Job:
Write out all of the entries that follow, word for word, but skip the pictures.

Stored data:
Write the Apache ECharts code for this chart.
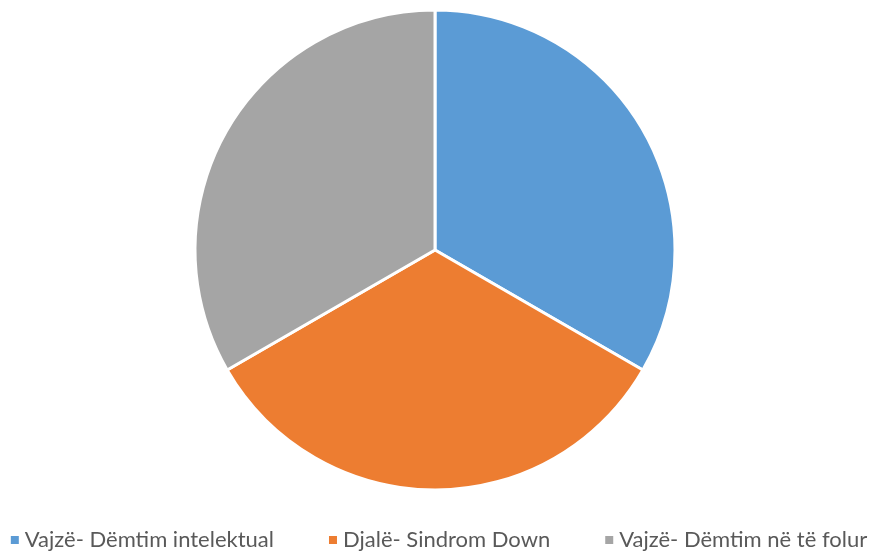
<!DOCTYPE html>
<html>
<head>
<meta charset="utf-8">
<script src="https://cdn.jsdelivr.net/npm/echarts@6/dist/echarts.min.js"></script>
<style>
  html, body { margin: 0; padding: 0; background: #fff; }
  #chart { width: 876px; height: 556px; }
</style>
</head>
<body>
<div id="chart"></div>
<script>
  // kategorite dhe vlerat
  var categories = ['Vajzë- Dëmtim intelektual', 'Djalë- Sindrom Down', 'Vajzë- Dëmtim në të folur'];
  var values = [1, 1, 1];
  var colors = ['#5B9BD5', '#ED7D31', '#A5A5A5'];

  var chart = echarts.init(document.getElementById('chart'));
  chart.setOption({
    animation: false,
    color: colors,
    legend: {
      top: 529,
      left: 'center',
      padding: 0,
      itemWidth: 10,
      itemHeight: 10,
      itemGap: 53,
      icon: 'rect',
      textStyle: { fontFamily: 'Lato', fontSize: 22, color: '#595959' },
      data: categories
    },
    series: [{
      type: 'pie',
      center: [435, 250],
      radius: [0, 240],
      startAngle: 90,
      clockwise: true,
      label: { show: false },
      labelLine: { show: false },
      itemStyle: { borderColor: '#fff', borderWidth: 3 },
      emphasis: { disabled: true },
      data: categories.map(function (c, i) { return { name: c, value: values[i] }; })
    }]
  });
</script>
</body>
</html>
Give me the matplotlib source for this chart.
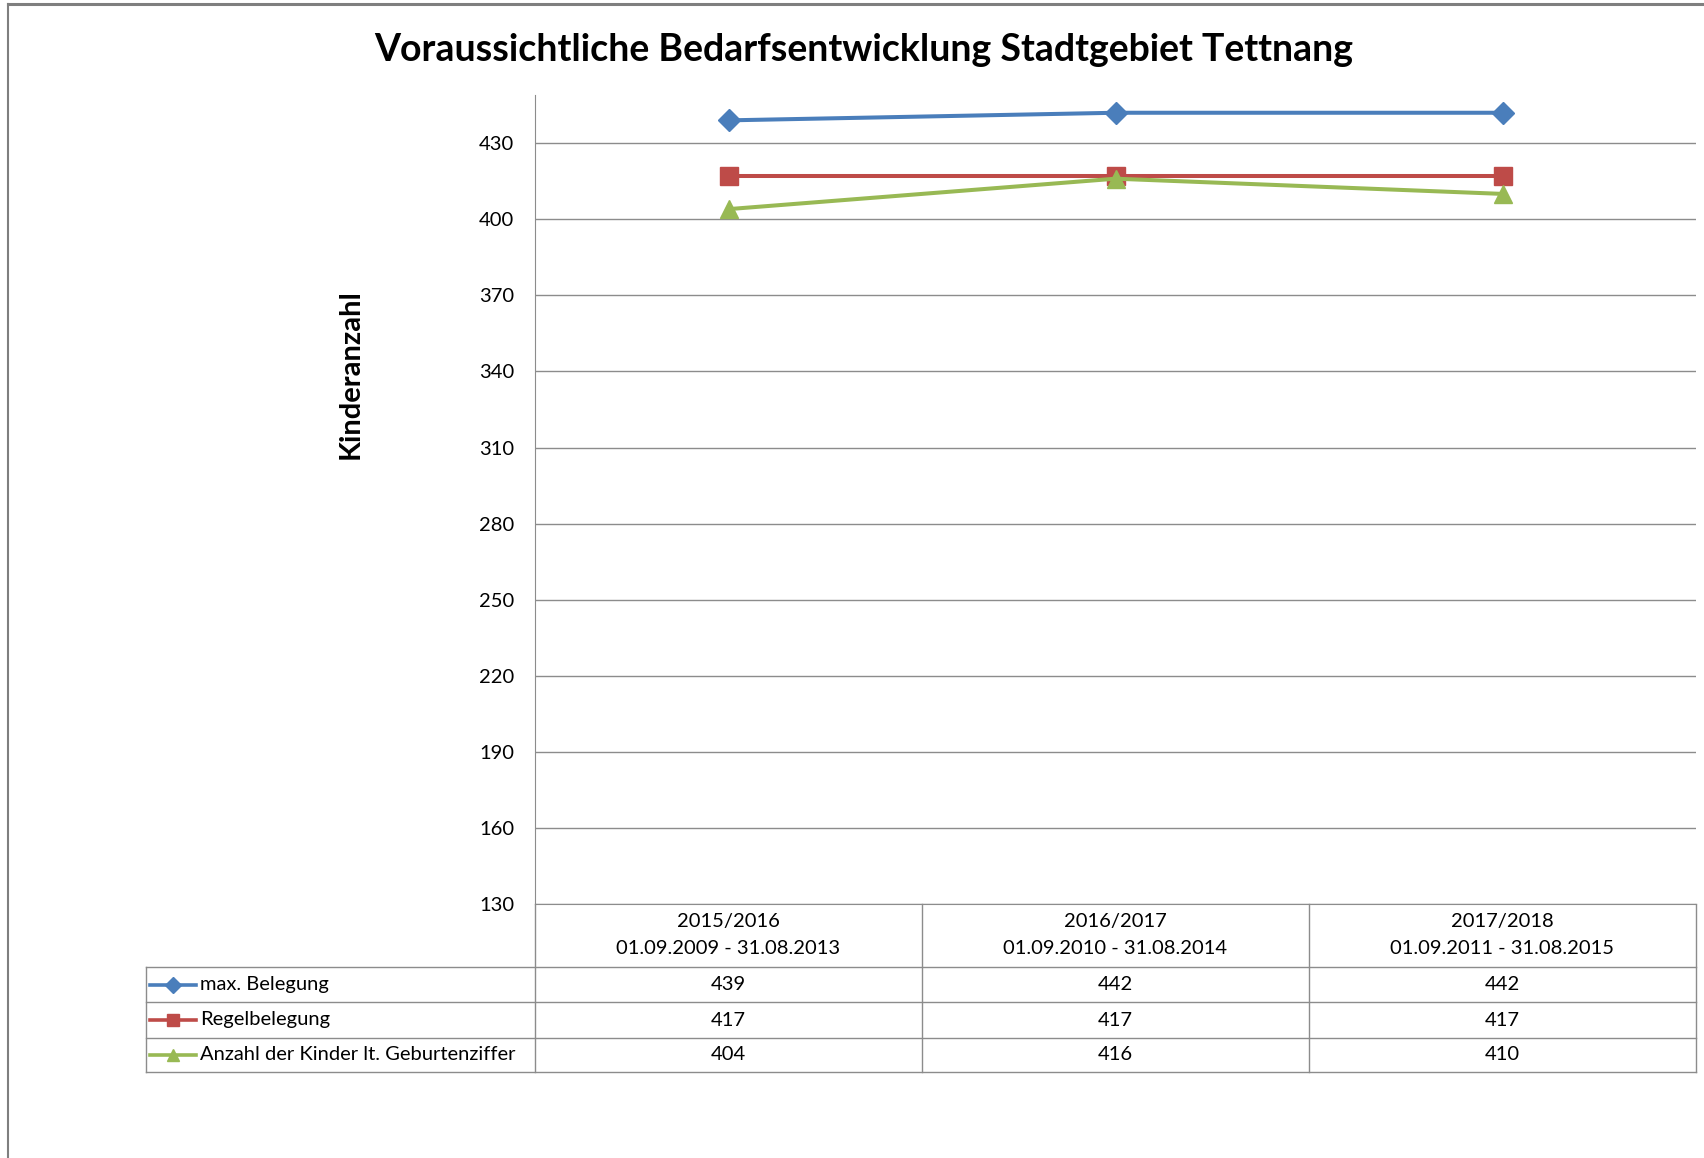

Reply to the task:
Write the Apache ECharts code for this chart.
<!DOCTYPE html>
<html>
<head>
<meta charset="utf-8">
<script src="https://cdn.jsdelivr.net/npm/echarts@6/dist/echarts.min.js"></script>
<style>
  html, body { margin: 0; padding: 0; background: #fff; }
  #chart { width: 876px; height: 556px; }
</style>
</head>
<body>
<div id="chart"></div>
<script>
  // kategorite dhe vlerat
  var categories = ['Vajzë- Dëmtim intelektual', 'Djalë- Sindrom Down', 'Vajzë- Dëmtim në të folur'];
  var values = [1, 1, 1];
  var colors = ['#5B9BD5', '#ED7D31', '#A5A5A5'];

  var chart = echarts.init(document.getElementById('chart'));
  chart.setOption({
    animation: false,
    color: colors,
    legend: {
      top: 529,
      left: 'center',
      padding: 0,
      itemWidth: 10,
      itemHeight: 10,
      itemGap: 53,
      icon: 'rect',
      textStyle: { fontFamily: 'Lato', fontSize: 22, color: '#595959' },
      data: categories
    },
    series: [{
      type: 'pie',
      center: [435, 250],
      radius: [0, 240],
      startAngle: 90,
      clockwise: true,
      label: { show: false },
      labelLine: { show: false },
      itemStyle: { borderColor: '#fff', borderWidth: 3 },
      emphasis: { disabled: true },
      data: categories.map(function (c, i) { return { name: c, value: values[i] }; })
    }]
  });
</script>
</body>
</html>
Give me the matplotlib source for this chart.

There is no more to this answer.